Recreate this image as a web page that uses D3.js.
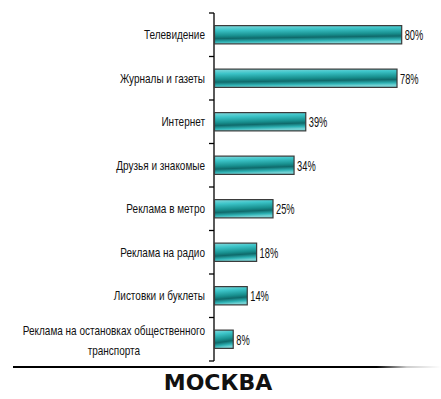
<!DOCTYPE html>
<html>
<head>
<meta charset="utf-8">
<script src="https://cdn.jsdelivr.net/npm/d3@7"></script>
<style>
  body { margin: 0; background: #fff; }
  .lbl { font-family: "Liberation Sans", Arial, sans-serif; font-size: 12.5px; fill: #111; }
  .val { font-family: "Liberation Sans", Arial, sans-serif; font-size: 15px; fill: #111; }
</style>
</head>
<body>
<div id="chart"></div>
<script>
// categories, top to bottom
let categories = [
  'Телевидение',
  'Журналы и газеты',
  'Интернет',
  'Друзья и знакомые',
  'Реклама в метро',
  'Реклама на радио',
  'Листовки и буклеты',
  'Реклама на остановках общественного транспорта'
];
// percent values
let values = [80, 78, 39, 34, 25, 18, 14, 8];
let valueLabels = ['80%', '78%', '39%', '34%', '25%', '18%', '14%', '8%'];
let cityTitle = 'МОСКВА';

let width = 441,
  height = 399;

// the original uses a narrow font, so squeeze the text horizontally
let lblSqueeze = 0.8,
  valSqueeze = 0.62;

let svg = d3.select('#chart')
  .append('svg')
  .attr('width', width)
  .attr('height', height);

// gradient for the bars (dark band across the middle)
let defs = svg.append('defs');
let grad = defs.append('linearGradient')
  .attr('id', 'barGrad')
  .attr('x1', 0).attr('y1', 0)
  .attr('x2', 0.15).attr('y2', 1);
grad.append('stop').attr('offset', '0%').attr('stop-color', '#86dade');
grad.append('stop').attr('offset', '25%').attr('stop-color', '#3cc4c8');
grad.append('stop').attr('offset', '55%').attr('stop-color', '#18908f');
grad.append('stop').attr('offset', '70%').attr('stop-color', '#0f6a6b');
grad.append('stop').attr('offset', '88%').attr('stop-color', '#2eb2b4');
grad.append('stop').attr('offset', '100%').attr('stop-color', '#74d2d4');

let axisX = 214;

let x = d3.scaleLinear().domain([0, 100]).range([axisX, axisX + 234]);

let y = d3.scaleBand()
  .domain(categories)
  .range([13, 361])
  .paddingInner(0.58)
  .paddingOuter(0.29);

// axis line with ticks between categories
let step = y.step();
let boundaries = d3.range(categories.length + 1).map(function (i) {
  return 13 + i * step;
});
svg.append('line')
  .attr('x1', axisX).attr('x2', axisX)
  .attr('y1', 13).attr('y2', 361)
  .attr('stroke', '#000').attr('stroke-width', 1.3);
svg.selectAll('.tick')
  .data(boundaries)
  .enter()
  .append('line')
  .attr('class', 'tick')
  .attr('x1', axisX - 5).attr('x2', axisX)
  .attr('y1', function (d) { return d; })
  .attr('y2', function (d) { return d; })
  .attr('stroke', '#000').attr('stroke-width', 1.3);

// bars
svg.selectAll('rect.bar')
  .data(values)
  .enter()
  .append('rect')
  .attr('class', 'bar')
  .attr('x', x(0) + 0.5)
  .attr('y', function (d, i) { return y(categories[i]); })
  .attr('width', function (d) { return x(d) - x(0); })
  .attr('height', y.bandwidth())
  .attr('fill', 'url(#barGrad)')
  .attr('stroke', '#3a3a3a')
  .attr('stroke-width', 1.2);

// value labels
svg.selectAll('text.val')
  .data(values)
  .enter()
  .append('text')
  .attr('class', 'val')
  .attr('transform', function (d, i) {
    let cy = y(categories[i]) + y.bandwidth() / 2;
    return 'translate(' + (x(d) + 3.5) + ',' + cy + ') scale(' + valSqueeze + ',1)';
  })
  .attr('dy', '0.36em')
  .text(function (d, i) { return valueLabels[i]; });

function label(txt, px, py, anchor) {
  return svg.append('text')
    .attr('class', 'lbl')
    .attr('text-anchor', anchor)
    .attr('transform', 'translate(' + px + ',' + py + ') scale(' + lblSqueeze + ',1)')
    .attr('dy', '0.36em')
    .text(txt);
}

// category labels (last one wraps onto two lines)
categories.forEach(function (c, i) {
  let cy = y(c) + y.bandwidth() / 2;
  if (i === categories.length - 1) {
    let t1 = label('Реклама на остановках общественного', 205, cy - 9, 'end');
    let len = t1.node().getComputedTextLength() * lblSqueeze;
    label('транспорта', 205 - len / 2, cy + 11, 'middle');
  } else {
    label(c, 205, cy, 'end');
  }
});

// bottom rule that fades out on the right
let lineGrad = defs.append('linearGradient')
  .attr('id', 'lineGrad')
  .attr('gradientUnits', 'userSpaceOnUse')
  .attr('x1', 13).attr('x2', 441).attr('y1', 0).attr('y2', 0);
lineGrad.append('stop').attr('offset', '0%').attr('stop-color', '#000');
lineGrad.append('stop').attr('offset', '85%').attr('stop-color', '#000');
lineGrad.append('stop').attr('offset', '92%').attr('stop-color', '#ccc');
lineGrad.append('stop').attr('offset', '100%').attr('stop-color', '#fff');
svg.append('rect')
  .attr('x', 13).attr('y', 366)
  .attr('width', 428).attr('height', 2)
  .attr('fill', 'url(#lineGrad)');

svg.append('text')
  .attr('x', 218)
  .attr('y', 390)
  .attr('text-anchor', 'middle')
  .style('font-family', '"DejaVu Sans", sans-serif')
  .style('font-weight', 'bold')
  .style('font-size', '22px')
  .style('fill', '#111')
  .text(cityTitle);
</script>
</body>
</html>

WHAT TO PRODUCE:
Output a faithful copy of the data, with each picture left out.

TASK RESPONSE:
Recreate this image as a web page that uses D3.js.
<!DOCTYPE html>
<html>
<head>
<meta charset="utf-8">
<script src="https://cdn.jsdelivr.net/npm/d3@7"></script>
<style>
  body { margin: 0; background: #fff; }
  .lbl { font-family: "Liberation Sans", Arial, sans-serif; font-size: 12.5px; fill: #111; }
  .val { font-family: "Liberation Sans", Arial, sans-serif; font-size: 15px; fill: #111; }
</style>
</head>
<body>
<div id="chart"></div>
<script>
// categories, top to bottom
let categories = [
  'Телевидение',
  'Журналы и газеты',
  'Интернет',
  'Друзья и знакомые',
  'Реклама в метро',
  'Реклама на радио',
  'Листовки и буклеты',
  'Реклама на остановках общественного транспорта'
];
// percent values
let values = [80, 78, 39, 34, 25, 18, 14, 8];
let valueLabels = ['80%', '78%', '39%', '34%', '25%', '18%', '14%', '8%'];
let cityTitle = 'МОСКВА';

let width = 441,
  height = 399;

// the original uses a narrow font, so squeeze the text horizontally
let lblSqueeze = 0.8,
  valSqueeze = 0.62;

let svg = d3.select('#chart')
  .append('svg')
  .attr('width', width)
  .attr('height', height);

// gradient for the bars (dark band across the middle)
let defs = svg.append('defs');
let grad = defs.append('linearGradient')
  .attr('id', 'barGrad')
  .attr('x1', 0).attr('y1', 0)
  .attr('x2', 0.15).attr('y2', 1);
grad.append('stop').attr('offset', '0%').attr('stop-color', '#86dade');
grad.append('stop').attr('offset', '25%').attr('stop-color', '#3cc4c8');
grad.append('stop').attr('offset', '55%').attr('stop-color', '#18908f');
grad.append('stop').attr('offset', '70%').attr('stop-color', '#0f6a6b');
grad.append('stop').attr('offset', '88%').attr('stop-color', '#2eb2b4');
grad.append('stop').attr('offset', '100%').attr('stop-color', '#74d2d4');

let axisX = 214;

let x = d3.scaleLinear().domain([0, 100]).range([axisX, axisX + 234]);

let y = d3.scaleBand()
  .domain(categories)
  .range([13, 361])
  .paddingInner(0.58)
  .paddingOuter(0.29);

// axis line with ticks between categories
let step = y.step();
let boundaries = d3.range(categories.length + 1).map(function (i) {
  return 13 + i * step;
});
svg.append('line')
  .attr('x1', axisX).attr('x2', axisX)
  .attr('y1', 13).attr('y2', 361)
  .attr('stroke', '#000').attr('stroke-width', 1.3);
svg.selectAll('.tick')
  .data(boundaries)
  .enter()
  .append('line')
  .attr('class', 'tick')
  .attr('x1', axisX - 5).attr('x2', axisX)
  .attr('y1', function (d) { return d; })
  .attr('y2', function (d) { return d; })
  .attr('stroke', '#000').attr('stroke-width', 1.3);

// bars
svg.selectAll('rect.bar')
  .data(values)
  .enter()
  .append('rect')
  .attr('class', 'bar')
  .attr('x', x(0) + 0.5)
  .attr('y', function (d, i) { return y(categories[i]); })
  .attr('width', function (d) { return x(d) - x(0); })
  .attr('height', y.bandwidth())
  .attr('fill', 'url(#barGrad)')
  .attr('stroke', '#3a3a3a')
  .attr('stroke-width', 1.2);

// value labels
svg.selectAll('text.val')
  .data(values)
  .enter()
  .append('text')
  .attr('class', 'val')
  .attr('transform', function (d, i) {
    let cy = y(categories[i]) + y.bandwidth() / 2;
    return 'translate(' + (x(d) + 3.5) + ',' + cy + ') scale(' + valSqueeze + ',1)';
  })
  .attr('dy', '0.36em')
  .text(function (d, i) { return valueLabels[i]; });

function label(txt, px, py, anchor) {
  return svg.append('text')
    .attr('class', 'lbl')
    .attr('text-anchor', anchor)
    .attr('transform', 'translate(' + px + ',' + py + ') scale(' + lblSqueeze + ',1)')
    .attr('dy', '0.36em')
    .text(txt);
}

// category labels (last one wraps onto two lines)
categories.forEach(function (c, i) {
  let cy = y(c) + y.bandwidth() / 2;
  if (i === categories.length - 1) {
    let t1 = label('Реклама на остановках общественного', 205, cy - 9, 'end');
    let len = t1.node().getComputedTextLength() * lblSqueeze;
    label('транспорта', 205 - len / 2, cy + 11, 'middle');
  } else {
    label(c, 205, cy, 'end');
  }
});

// bottom rule that fades out on the right
let lineGrad = defs.append('linearGradient')
  .attr('id', 'lineGrad')
  .attr('gradientUnits', 'userSpaceOnUse')
  .attr('x1', 13).attr('x2', 441).attr('y1', 0).attr('y2', 0);
lineGrad.append('stop').attr('offset', '0%').attr('stop-color', '#000');
lineGrad.append('stop').attr('offset', '85%').attr('stop-color', '#000');
lineGrad.append('stop').attr('offset', '92%').attr('stop-color', '#ccc');
lineGrad.append('stop').attr('offset', '100%').attr('stop-color', '#fff');
svg.append('rect')
  .attr('x', 13).attr('y', 366)
  .attr('width', 428).attr('height', 2)
  .attr('fill', 'url(#lineGrad)');

svg.append('text')
  .attr('x', 218)
  .attr('y', 390)
  .attr('text-anchor', 'middle')
  .style('font-family', '"DejaVu Sans", sans-serif')
  .style('font-weight', 'bold')
  .style('font-size', '22px')
  .style('fill', '#111')
  .text(cityTitle);
</script>
</body>
</html>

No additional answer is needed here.